One important strategy used during drug discovery and development is the modification of the expression of a particular gene in an animal model. This usually allows researchers to identify and characterize genes involved in important cellular processes. This aim can be achieved using several molecular biology techniques including the use of morpholinos (MO). Morpholinos are easy to produce and store, which makes them very cost-effective compared to other methods of gene silencing.
Morpholinos are short synthetic antisense oligonucleotides that recognize and bind short sequences (between 18 and 25 nucleotides) either at the initiation site of the messenger RNA (mRNA) or at specific splice junctions. They are assembled upon a backbone of morpholine rings which contain any of the four genetic bases (adenine, guanine, cytosine, and thymine). This way, they are very similar to DNA, with the difference that they have these morpholine rings instead of the sugar groups found in the DNA. This simple conversion not only increases morpholino stability within the cells but also lowers their production costs.
A gene is made up of a long chain of DNA, in which exons and introns are distinguished. The exons are the coding regions that will provide the information for the synthesis of a protein, while the introns are non-coding regions, which are interspersed in the gene. The exon sequences of DNA are transcribed to form mRNA. The RNA chain will give rise to the formation of a chain of amino acids, in other words, a protein.

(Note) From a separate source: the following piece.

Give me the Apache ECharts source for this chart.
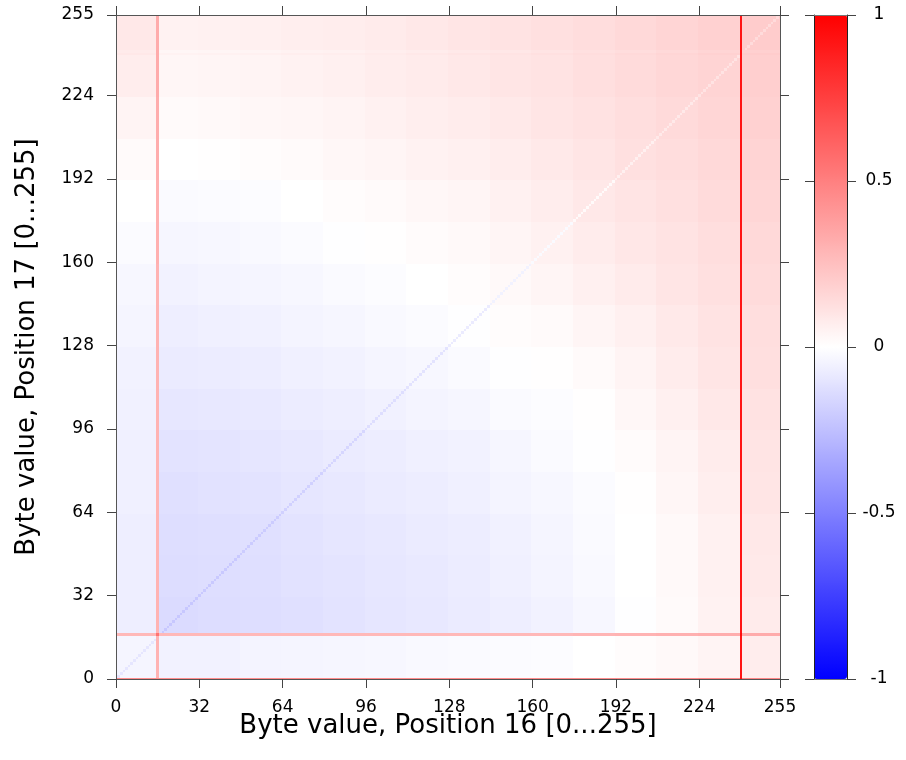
<!DOCTYPE html>
<html><head><meta charset="utf-8">
<script src="https://cdn.jsdelivr.net/npm/echarts@6/dist/echarts.min.js"></script>
<style>html,body{margin:0;padding:0;background:#fff}#c{width:906px;height:760px}</style>
</head><body><div id="c"></div>
<script>
// ---- data ----
const xTickValues = [0, 32, 64, 96, 128, 160, 192, 224, 255];
const colorTickValues = [-1, -0.5, 0, 0.5, 1];
// block edges (byte values) of the coarse background field
const xBlockEdges = [0, 16, 32, 48, 64, 80, 96, 112, 128, 144, 160, 176, 192, 208, 224, 240, 256];
const yBlockEdges = [0, 17, 32, 48, 64, 80, 96, 112, 128, 144, 160, 176, 192, 208, 224, 240, 256];
// background field, rows bottom -> top, each row left -> right
const fieldRows = [
  [-0.040,-0.050,-0.050,-0.045,-0.040,-0.035,-0.030,-0.025,-0.020,-0.015,-0.010,0.000,0.010,0.025,0.045,0.070],
  [-0.065,-0.140,-0.135,-0.130,-0.120,-0.110,-0.100,-0.090,-0.080,-0.065,-0.050,-0.030,-0.005,0.020,0.050,0.080],
  [-0.065,-0.135,-0.130,-0.125,-0.115,-0.105,-0.095,-0.085,-0.075,-0.060,-0.045,-0.025,0.000,0.025,0.055,0.085],
  [-0.065,-0.130,-0.125,-0.120,-0.110,-0.100,-0.090,-0.080,-0.070,-0.055,-0.040,-0.020,0.000,0.025,0.055,0.090],
  [-0.060,-0.120,-0.115,-0.110,-0.100,-0.090,-0.080,-0.070,-0.060,-0.045,-0.030,-0.015,0.005,0.035,0.065,0.100],
  [-0.060,-0.110,-0.105,-0.100,-0.090,-0.080,-0.070,-0.060,-0.050,-0.035,-0.020,-0.005,0.015,0.045,0.075,0.105],
  [-0.055,-0.095,-0.090,-0.085,-0.075,-0.065,-0.055,-0.045,-0.035,-0.020,-0.010,0.005,0.030,0.060,0.090,0.115],
  [-0.050,-0.080,-0.075,-0.070,-0.060,-0.050,-0.040,-0.030,-0.020,-0.005,0.005,0.020,0.045,0.075,0.100,0.125],
  [-0.040,-0.065,-0.060,-0.055,-0.045,-0.035,-0.025,-0.015,-0.005,0.010,0.020,0.040,0.060,0.085,0.110,0.130],
  [-0.030,-0.050,-0.045,-0.040,-0.030,-0.020,-0.010,0.000,0.010,0.025,0.040,0.060,0.080,0.100,0.120,0.140],
  [-0.015,-0.035,-0.030,-0.025,-0.015,-0.005,0.005,0.015,0.025,0.040,0.055,0.075,0.095,0.110,0.130,0.150],
  [0.000,-0.020,-0.015,-0.010,0.000,0.010,0.020,0.030,0.040,0.055,0.070,0.090,0.105,0.120,0.140,0.160],
  [0.020,0.000,0.005,0.010,0.020,0.030,0.040,0.050,0.060,0.070,0.085,0.100,0.120,0.135,0.150,0.170],
  [0.045,0.020,0.025,0.030,0.035,0.045,0.055,0.065,0.075,0.085,0.100,0.115,0.130,0.145,0.160,0.180],
  [0.070,0.035,0.040,0.045,0.050,0.060,0.070,0.080,0.090,0.100,0.110,0.125,0.140,0.155,0.170,0.190],
  [0.090,0.050,0.055,0.060,0.065,0.070,0.080,0.090,0.100,0.110,0.120,0.135,0.150,0.165,0.180,0.200]
];
// diagonal (x == y) values, one per 16-wide block
const diagonalValues = [-0.10,-0.22,-0.21,-0.20,-0.18,-0.16,-0.13,-0.11,-0.08,-0.05,-0.02,0.02,0.06,0.085,0.11,0.14];
// single columns: values per y-block (bottom -> top)
const column0Values   = [0.35,0.35,0.35,0.35,0.35,0.35,0.35,0.35,0.35,0.35,0.35,0.36,0.37,0.38,0.39,0.40];
const column16Values  = [0.30,0.30,0.30,0.30,0.30,0.30,0.30,0.30,0.30,0.30,0.31,0.31,0.32,0.32,0.33,0.33];
const column240Values = [0.92,0.92,0.92,0.92,0.92,0.92,0.92,0.92,0.92,0.92,0.92,0.92,0.92,0.92,0.92,0.92];
// single rows: values per x-block (left -> right)
const row0Values   = [0.45,0.45,0.45,0.45,0.45,0.45,0.45,0.45,0.45,0.45,0.45,0.45,0.45,0.46,0.47,0.48];
const row17Values  = [0.28,0.28,0.28,0.28,0.28,0.28,0.28,0.28,0.28,0.28,0.28,0.29,0.30,0.31,0.32,0.33];
const row241Values = [0.08,0.035,0.04,0.045,0.05,0.055,0.065,0.075,0.085,0.095,0.105,0.12,0.135,0.15,0.165,0.185];
// strong single cells [x, y, value]
const hotCells = [[0, 0, 0.8], [16, 17, 0.55], [240, 17, 0.95], [240, 0, 0.95]];

// ---- build rectangles [x0, y0, x1, y1, value] in byte units ----
const cells = [];
for (let j = 0; j < fieldRows.length; j++) {
  for (let i = 0; i < fieldRows[j].length; i++) {
    cells.push([xBlockEdges[i] - 0.5, yBlockEdges[j] - 0.5, xBlockEdges[i + 1] - 0.5, yBlockEdges[j + 1] - 0.5, fieldRows[j][i]]);
  }
}
for (let k = 0; k < 256; k++) {
  const b = Math.floor(k / 16);
  cells.push([k - 0.5, k - 0.5, k + 0.5, k + 0.5, diagonalValues[b]]);
}
function addRow(r, vals) {
  for (let i = 0; i < vals.length; i++) cells.push([xBlockEdges[i] - 0.5, r - 0.5, xBlockEdges[i + 1] - 0.5, r + 0.5, vals[i]]);
}
function addCol(c, vals) {
  for (let j = 0; j < vals.length; j++) cells.push([c - 0.5, yBlockEdges[j] - 0.5, c + 0.5, yBlockEdges[j + 1] - 0.5, vals[j]]);
}
addRow(241, row241Values);
addCol(0, column0Values);
addCol(16, column16Values);
addRow(17, row17Values);
addRow(0, row0Values);
addCol(240, column240Values);
hotCells.forEach(h => cells.push([h[0] - 0.5, h[1] - 0.5, h[0] + 0.5, h[1] + 0.5, h[2]]));

const FONT = 'DejaVu Sans';
const frame = '#555';
const tickStyle = { show: true, inside: false, length: 9, lineStyle: { color: '#444', width: 1 } };
const lineStyle = { show: true, onZero: false, lineStyle: { color: frame, width: 1 } };

const chart = echarts.init(document.getElementById('c'), null, { renderer: 'canvas' });
chart.setOption({
  animation: false,
  backgroundColor: '#ffffff',
  textStyle: { fontFamily: FONT },
  grid: [
    { left: 116, top: 15, width: 664, height: 664, containLabel: false },
    { left: 814, top: 15, width: 33, height: 664, containLabel: false }
  ],
  xAxis: [
    { type: 'value', gridIndex: 0, position: 'bottom', min: 0, max: 255, interval: 32, z: 10,
      axisLine: lineStyle, axisTick: tickStyle, splitLine: { show: false },
      axisLabel: { margin: 20, fontSize: 17, color: '#000', fontFamily: FONT,
        customValues: xTickValues },
      name: 'Byte value, Position 16 [0...255]', nameLocation: 'middle', nameGap: 34,
      nameMoveOverlap: false,
      nameTextStyle: { fontSize: 26, color: '#000', fontFamily: FONT } },
    { type: 'value', gridIndex: 0, position: 'top', min: 0, max: 255, interval: 32, z: 10,
      axisLine: lineStyle, axisTick: tickStyle, axisLabel: { show: false }, splitLine: { show: false } },
    { type: 'value', gridIndex: 1, position: 'bottom', min: 0, max: 1, z: 10,
      axisLine: { show: true, onZero: false, lineStyle: { color: '#777', width: 1 } }, axisTick: { show: false },
      axisLabel: { show: false }, splitLine: { show: false } },
    { type: 'value', gridIndex: 1, position: 'top', min: 0, max: 1, z: 10,
      axisLine: { show: true, onZero: false, lineStyle: { color: '#777', width: 1 } }, axisTick: { show: false },
      axisLabel: { show: false }, splitLine: { show: false } }
  ],
  yAxis: [
    { type: 'value', gridIndex: 0, position: 'left', min: 0, max: 255, interval: 32, z: 10,
      axisLine: lineStyle, axisTick: tickStyle, splitLine: { show: false },
      axisLabel: { margin: 22, fontSize: 17, color: '#000', fontFamily: FONT },
      name: 'Byte value, Position 17 [0...255]', nameLocation: 'middle', nameGap: 76,
      nameMoveOverlap: false,
      nameTextStyle: { fontSize: 26, color: '#000', fontFamily: FONT } },
    { type: 'value', gridIndex: 0, position: 'right', min: 0, max: 255, interval: 32, z: 10,
      axisLine: lineStyle, axisTick: tickStyle, axisLabel: { show: false }, splitLine: { show: false } },
    { type: 'value', gridIndex: 1, position: 'left', min: -1, max: 1, interval: 0.5, z: 10,
      axisLine: { show: true, onZero: false, lineStyle: { color: '#222', width: 1 } },
      axisTick: { show: true, inside: false, length: 9, lineStyle: { color: '#444' } },
      axisLabel: { show: false }, splitLine: { show: false } },
    { type: 'value', gridIndex: 1, position: 'right', min: -1, max: 1, interval: 0.5, z: 10,
      axisLine: { show: true, onZero: false, lineStyle: { color: '#222', width: 1 } },
      axisTick: { show: true, inside: false, length: 9, lineStyle: { color: '#444' } },
      axisLabel: { margin: 32, align: 'center', fontSize: 17, color: '#000', fontFamily: FONT,
        customValues: colorTickValues },
      splitLine: { show: false } }
  ],
  visualMap: {
    type: 'continuous', min: -1, max: 1, dimension: 4, seriesIndex: 0,
    inRange: { color: ['#0000ff', '#ffffff', '#ff0000'] },
    left: 814, top: 15, itemWidth: 33, itemHeight: 664, padding: 0,
    calculable: false, hoverLink: false, realtime: false, z: 5
  },
  series: [{
    type: 'custom', xAxisIndex: 0, yAxisIndex: 0, clip: true, z: 2,
    data: cells,
    encode: { x: [0, 2], y: [1, 3] },
    renderItem: function (params, api) {
      const p0 = api.coord([api.value(0), api.value(3)]);
      const p1 = api.coord([api.value(2), api.value(1)]);
      const x0 = Math.round(p0[0]), y0 = Math.round(p0[1]);
      const x1 = Math.round(p1[0]), y1 = Math.round(p1[1]);
      return { type: 'rect', shape: { x: x0, y: y0, width: Math.max(1, x1 - x0), height: Math.max(1, y1 - y0) },
        style: { fill: api.visual('color') } };
    }
  }]
});
</script></body></html>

If we block and neutralize the sequence of a particular mRNA, these antisense oligonucleotides will eventually knock down that gene expression. Silencing a gene is a method of learning about the function of a particular protein, allowing researchers to characterize pathological molecular pathways and create models that target specific diseases.
But antisense oligonucleotides can also be used as gene therapy to correct the transcription of an abnormal protein. The aim of this antisense therapy is to try to block a particular mutation occurring in important therapeutic areas such as metabolic diseases, infectious diseases, or cancer.
Antisense morpholinos have been applied to studies in various model organisms including zebrafish, mice, chickens, frogs, and sea urchins.
When planning an experiment using morpholinos, there are a few important considerations to keep in mind including features such as high efficacy, high specificity, and low cost.
Zebrafish is a very advantageous vertebrate model that complies with the 3Rs policy (Replacement, Reduction, and Refinement). Besides, when the small larvae are under five days post-fertilization, most organs of these fish are fully developed and yet not considered an in vivo assay under European Directive 2010/63/EU. Zebrafish have also many other attributes that make this model very attractive in preclinical research including its transparency, their quick and prolific availability, the high genetic homology with human diseases (over 85%), and their cost-efficiency. Due to these characteristics, this alternative animal model is very convenient for morpholino experimental designs in drug discovery and development.
At Biobide we soon realized these advantages and became pioneers at using this technique. Typically, we cover our customerĀ“s necessities by designing the desired morpholinos and their experimental controls obtaining their subsequent chemical synthesis. Then these morpholinos are injected into the yolk or cell cytoplasm of our zebrafish embryos at early developmental stages (typically at a one-cell stage but could be up to four cells). Depending on the gene targeted and final conditions required, the time frame for these experimental assays could be up to a few weeks.
The silencing of genes involved in vasculature formation and bone calcification is shown in the next examples. The top picture depicts a zebrafish control embryo with a normal developed vasculature (shown with GFP fluorescence) versus a zebrafish embryo showing inhibition of angiogenesis as a consequence of the injection with a Morpholino (MO). The bottom picture shows the calcified vertebrae of a 9-day old embryo (control) and the lack of calcification after the injection of a morpholino blocking a gene involved in the process of calcification.
Overall, at Biobide we are proud to offer a straightforward assay with high repeatability, highly statistical significance, fast, and cost-effective, contributing to adding value to numerous research projects in early Drug discovery and development.